(Dataset section):
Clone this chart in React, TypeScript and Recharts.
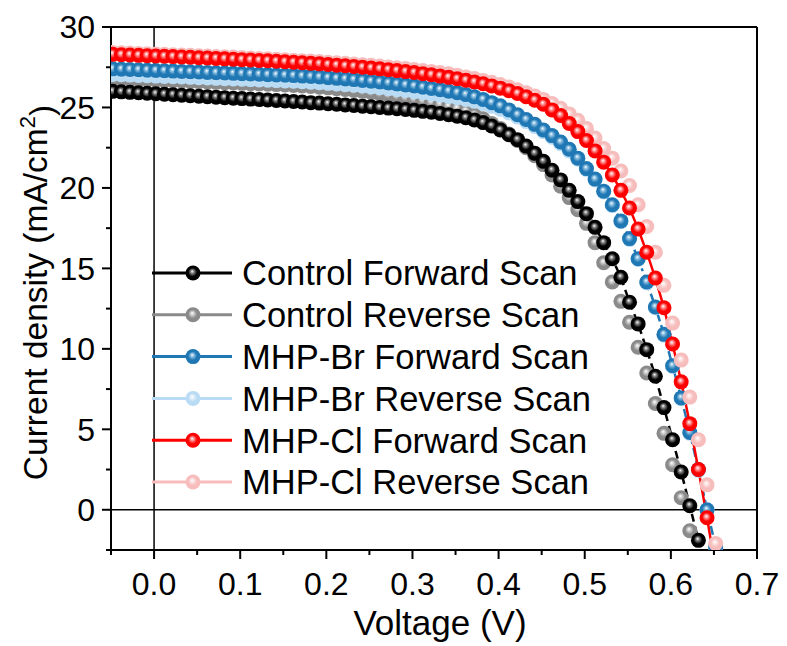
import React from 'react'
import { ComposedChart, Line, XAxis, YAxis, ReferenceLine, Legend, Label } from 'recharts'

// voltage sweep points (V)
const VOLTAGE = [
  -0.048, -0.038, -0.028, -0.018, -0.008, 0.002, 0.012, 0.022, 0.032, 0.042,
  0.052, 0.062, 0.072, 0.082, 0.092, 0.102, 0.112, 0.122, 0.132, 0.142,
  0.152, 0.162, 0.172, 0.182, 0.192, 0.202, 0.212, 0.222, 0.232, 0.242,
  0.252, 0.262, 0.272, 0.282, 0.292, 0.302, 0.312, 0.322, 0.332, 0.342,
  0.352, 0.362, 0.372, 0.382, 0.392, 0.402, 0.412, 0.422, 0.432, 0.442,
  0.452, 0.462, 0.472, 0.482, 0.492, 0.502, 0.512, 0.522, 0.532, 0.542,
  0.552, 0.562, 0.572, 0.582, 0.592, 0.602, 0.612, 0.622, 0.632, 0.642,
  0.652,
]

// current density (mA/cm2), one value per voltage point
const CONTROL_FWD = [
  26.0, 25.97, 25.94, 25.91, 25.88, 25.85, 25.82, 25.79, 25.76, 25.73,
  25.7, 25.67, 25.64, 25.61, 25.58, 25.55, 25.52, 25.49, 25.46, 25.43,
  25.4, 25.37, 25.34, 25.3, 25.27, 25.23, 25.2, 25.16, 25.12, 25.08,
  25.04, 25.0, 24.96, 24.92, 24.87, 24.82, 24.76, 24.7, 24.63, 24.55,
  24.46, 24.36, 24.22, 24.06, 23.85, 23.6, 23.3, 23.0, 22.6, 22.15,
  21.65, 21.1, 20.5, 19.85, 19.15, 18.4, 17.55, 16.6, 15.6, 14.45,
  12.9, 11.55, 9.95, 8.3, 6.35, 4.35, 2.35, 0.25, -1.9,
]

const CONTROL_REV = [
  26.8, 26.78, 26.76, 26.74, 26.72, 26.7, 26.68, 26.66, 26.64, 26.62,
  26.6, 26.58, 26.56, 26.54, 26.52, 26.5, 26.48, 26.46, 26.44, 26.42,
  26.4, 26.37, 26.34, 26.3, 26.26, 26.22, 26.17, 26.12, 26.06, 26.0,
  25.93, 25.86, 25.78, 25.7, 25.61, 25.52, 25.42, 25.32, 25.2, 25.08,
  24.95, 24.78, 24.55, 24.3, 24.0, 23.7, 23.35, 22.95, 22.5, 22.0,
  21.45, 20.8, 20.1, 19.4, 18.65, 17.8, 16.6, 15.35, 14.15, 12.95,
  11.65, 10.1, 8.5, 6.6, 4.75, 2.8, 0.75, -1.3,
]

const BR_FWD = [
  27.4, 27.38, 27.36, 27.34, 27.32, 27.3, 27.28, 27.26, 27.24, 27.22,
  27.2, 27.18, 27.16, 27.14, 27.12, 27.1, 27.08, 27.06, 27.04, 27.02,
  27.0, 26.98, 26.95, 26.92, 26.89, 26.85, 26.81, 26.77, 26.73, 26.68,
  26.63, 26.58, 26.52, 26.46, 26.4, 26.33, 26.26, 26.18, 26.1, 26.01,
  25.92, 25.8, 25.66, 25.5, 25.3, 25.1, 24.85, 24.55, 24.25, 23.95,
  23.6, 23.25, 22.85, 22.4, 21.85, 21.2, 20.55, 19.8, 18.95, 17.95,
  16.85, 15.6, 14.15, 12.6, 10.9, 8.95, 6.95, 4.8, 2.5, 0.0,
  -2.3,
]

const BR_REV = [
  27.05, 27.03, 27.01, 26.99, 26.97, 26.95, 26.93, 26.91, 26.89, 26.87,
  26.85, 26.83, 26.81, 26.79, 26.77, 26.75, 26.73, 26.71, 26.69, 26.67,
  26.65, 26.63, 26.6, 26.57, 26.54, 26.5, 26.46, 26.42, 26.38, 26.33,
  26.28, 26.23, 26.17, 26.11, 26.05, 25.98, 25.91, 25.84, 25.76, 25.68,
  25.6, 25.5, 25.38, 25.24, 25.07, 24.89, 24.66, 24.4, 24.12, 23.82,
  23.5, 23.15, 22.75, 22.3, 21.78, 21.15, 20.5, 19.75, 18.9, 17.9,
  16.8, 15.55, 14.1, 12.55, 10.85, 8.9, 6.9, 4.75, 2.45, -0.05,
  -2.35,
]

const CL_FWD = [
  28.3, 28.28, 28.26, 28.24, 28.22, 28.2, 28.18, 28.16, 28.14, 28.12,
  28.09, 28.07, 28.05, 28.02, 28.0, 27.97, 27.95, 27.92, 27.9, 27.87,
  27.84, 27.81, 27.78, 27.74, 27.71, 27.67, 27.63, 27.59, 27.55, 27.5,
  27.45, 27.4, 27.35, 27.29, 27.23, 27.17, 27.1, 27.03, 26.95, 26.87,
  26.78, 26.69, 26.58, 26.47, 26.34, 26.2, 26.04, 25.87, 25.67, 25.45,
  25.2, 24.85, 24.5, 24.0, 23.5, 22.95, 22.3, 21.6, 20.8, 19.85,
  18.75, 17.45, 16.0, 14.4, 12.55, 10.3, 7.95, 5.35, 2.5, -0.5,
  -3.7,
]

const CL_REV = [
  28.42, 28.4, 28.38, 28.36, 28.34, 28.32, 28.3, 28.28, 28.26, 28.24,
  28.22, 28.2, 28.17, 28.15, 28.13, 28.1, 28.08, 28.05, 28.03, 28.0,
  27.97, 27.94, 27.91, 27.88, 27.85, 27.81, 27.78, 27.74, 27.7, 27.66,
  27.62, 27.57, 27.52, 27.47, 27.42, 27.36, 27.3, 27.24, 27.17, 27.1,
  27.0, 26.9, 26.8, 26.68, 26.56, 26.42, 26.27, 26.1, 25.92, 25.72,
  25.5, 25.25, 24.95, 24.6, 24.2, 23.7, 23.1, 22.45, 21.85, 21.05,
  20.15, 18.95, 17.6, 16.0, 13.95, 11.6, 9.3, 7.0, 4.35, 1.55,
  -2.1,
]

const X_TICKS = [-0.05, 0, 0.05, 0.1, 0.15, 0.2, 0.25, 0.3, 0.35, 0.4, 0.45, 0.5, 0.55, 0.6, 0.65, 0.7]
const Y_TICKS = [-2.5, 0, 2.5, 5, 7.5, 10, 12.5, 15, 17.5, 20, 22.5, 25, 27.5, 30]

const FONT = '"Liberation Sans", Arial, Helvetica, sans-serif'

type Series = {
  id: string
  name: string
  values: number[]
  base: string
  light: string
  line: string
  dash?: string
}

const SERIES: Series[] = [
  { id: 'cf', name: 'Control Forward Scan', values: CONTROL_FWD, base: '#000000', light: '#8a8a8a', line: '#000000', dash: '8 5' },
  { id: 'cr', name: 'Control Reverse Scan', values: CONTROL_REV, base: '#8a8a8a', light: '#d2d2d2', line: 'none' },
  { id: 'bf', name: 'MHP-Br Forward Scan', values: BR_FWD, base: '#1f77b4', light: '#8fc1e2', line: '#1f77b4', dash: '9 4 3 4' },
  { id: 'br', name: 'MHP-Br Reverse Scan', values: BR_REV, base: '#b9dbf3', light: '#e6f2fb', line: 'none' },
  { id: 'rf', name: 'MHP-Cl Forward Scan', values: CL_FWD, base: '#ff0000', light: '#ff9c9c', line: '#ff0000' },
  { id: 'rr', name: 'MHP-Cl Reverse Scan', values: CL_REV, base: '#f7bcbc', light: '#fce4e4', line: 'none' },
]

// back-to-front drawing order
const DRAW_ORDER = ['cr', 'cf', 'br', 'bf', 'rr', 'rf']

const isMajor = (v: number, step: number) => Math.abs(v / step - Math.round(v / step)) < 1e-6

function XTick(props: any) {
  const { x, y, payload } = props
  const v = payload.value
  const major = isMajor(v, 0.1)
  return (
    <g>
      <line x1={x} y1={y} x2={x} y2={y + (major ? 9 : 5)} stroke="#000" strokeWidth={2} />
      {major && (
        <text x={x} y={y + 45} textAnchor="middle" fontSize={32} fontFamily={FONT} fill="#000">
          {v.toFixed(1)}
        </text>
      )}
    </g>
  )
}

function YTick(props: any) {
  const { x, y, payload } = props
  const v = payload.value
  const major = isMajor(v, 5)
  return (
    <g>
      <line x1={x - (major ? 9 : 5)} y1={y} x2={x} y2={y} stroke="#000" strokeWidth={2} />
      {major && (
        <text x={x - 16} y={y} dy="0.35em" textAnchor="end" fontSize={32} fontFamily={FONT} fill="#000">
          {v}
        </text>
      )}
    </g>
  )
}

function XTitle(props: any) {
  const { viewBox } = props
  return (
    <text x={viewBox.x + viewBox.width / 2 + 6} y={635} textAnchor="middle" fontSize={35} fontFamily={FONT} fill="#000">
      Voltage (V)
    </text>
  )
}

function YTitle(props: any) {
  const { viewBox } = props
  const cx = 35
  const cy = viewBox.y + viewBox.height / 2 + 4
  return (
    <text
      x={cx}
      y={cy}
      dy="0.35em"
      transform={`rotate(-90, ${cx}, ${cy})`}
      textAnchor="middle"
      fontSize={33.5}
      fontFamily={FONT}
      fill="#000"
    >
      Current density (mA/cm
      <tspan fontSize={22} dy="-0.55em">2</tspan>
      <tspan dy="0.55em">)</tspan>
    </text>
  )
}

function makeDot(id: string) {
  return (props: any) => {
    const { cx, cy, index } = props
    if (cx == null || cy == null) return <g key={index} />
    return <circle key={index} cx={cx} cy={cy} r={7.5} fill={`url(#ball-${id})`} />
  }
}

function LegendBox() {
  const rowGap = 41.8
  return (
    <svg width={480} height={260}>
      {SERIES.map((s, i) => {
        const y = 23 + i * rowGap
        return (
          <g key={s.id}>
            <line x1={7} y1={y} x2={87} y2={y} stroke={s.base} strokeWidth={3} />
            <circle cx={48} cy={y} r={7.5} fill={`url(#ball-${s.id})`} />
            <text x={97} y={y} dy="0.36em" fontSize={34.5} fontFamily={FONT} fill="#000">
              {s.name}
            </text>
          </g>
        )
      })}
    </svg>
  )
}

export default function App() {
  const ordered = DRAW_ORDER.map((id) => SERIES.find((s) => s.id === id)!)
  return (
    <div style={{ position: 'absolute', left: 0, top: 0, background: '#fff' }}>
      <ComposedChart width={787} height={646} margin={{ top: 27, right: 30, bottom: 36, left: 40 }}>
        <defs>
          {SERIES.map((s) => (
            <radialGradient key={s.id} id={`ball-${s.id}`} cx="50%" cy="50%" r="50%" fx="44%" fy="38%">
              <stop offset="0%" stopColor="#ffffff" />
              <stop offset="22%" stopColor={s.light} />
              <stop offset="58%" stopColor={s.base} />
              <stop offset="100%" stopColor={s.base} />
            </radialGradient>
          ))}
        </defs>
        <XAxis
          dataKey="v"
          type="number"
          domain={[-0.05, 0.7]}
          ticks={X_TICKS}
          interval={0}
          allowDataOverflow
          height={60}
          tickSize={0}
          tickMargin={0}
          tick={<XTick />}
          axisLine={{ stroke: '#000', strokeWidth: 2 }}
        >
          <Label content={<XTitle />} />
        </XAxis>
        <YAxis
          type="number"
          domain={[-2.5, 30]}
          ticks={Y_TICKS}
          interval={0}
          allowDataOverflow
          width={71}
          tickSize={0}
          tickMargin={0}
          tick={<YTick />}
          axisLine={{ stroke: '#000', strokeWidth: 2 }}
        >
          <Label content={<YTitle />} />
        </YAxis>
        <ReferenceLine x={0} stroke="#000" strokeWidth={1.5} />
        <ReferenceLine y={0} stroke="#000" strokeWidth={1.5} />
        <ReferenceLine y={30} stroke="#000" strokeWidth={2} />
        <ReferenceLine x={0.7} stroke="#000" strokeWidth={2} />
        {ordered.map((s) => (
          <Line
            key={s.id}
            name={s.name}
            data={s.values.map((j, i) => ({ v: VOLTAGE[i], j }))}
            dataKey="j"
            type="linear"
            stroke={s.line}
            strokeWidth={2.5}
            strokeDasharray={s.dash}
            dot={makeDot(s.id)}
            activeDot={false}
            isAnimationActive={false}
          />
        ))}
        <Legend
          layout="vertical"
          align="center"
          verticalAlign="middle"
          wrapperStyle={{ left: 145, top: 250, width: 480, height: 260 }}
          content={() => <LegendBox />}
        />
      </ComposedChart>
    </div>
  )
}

(Exercise instructions): Quote, exactly and only, the lines from the first line of the data above through the line containing "ReferenceLine, Legend, Label". The pictures do not belong in it.

(Task result):
Clone this chart in React, TypeScript and Recharts.
import React from 'react'
import { ComposedChart, Line, XAxis, YAxis, ReferenceLine, Legend, Label } from 'recharts'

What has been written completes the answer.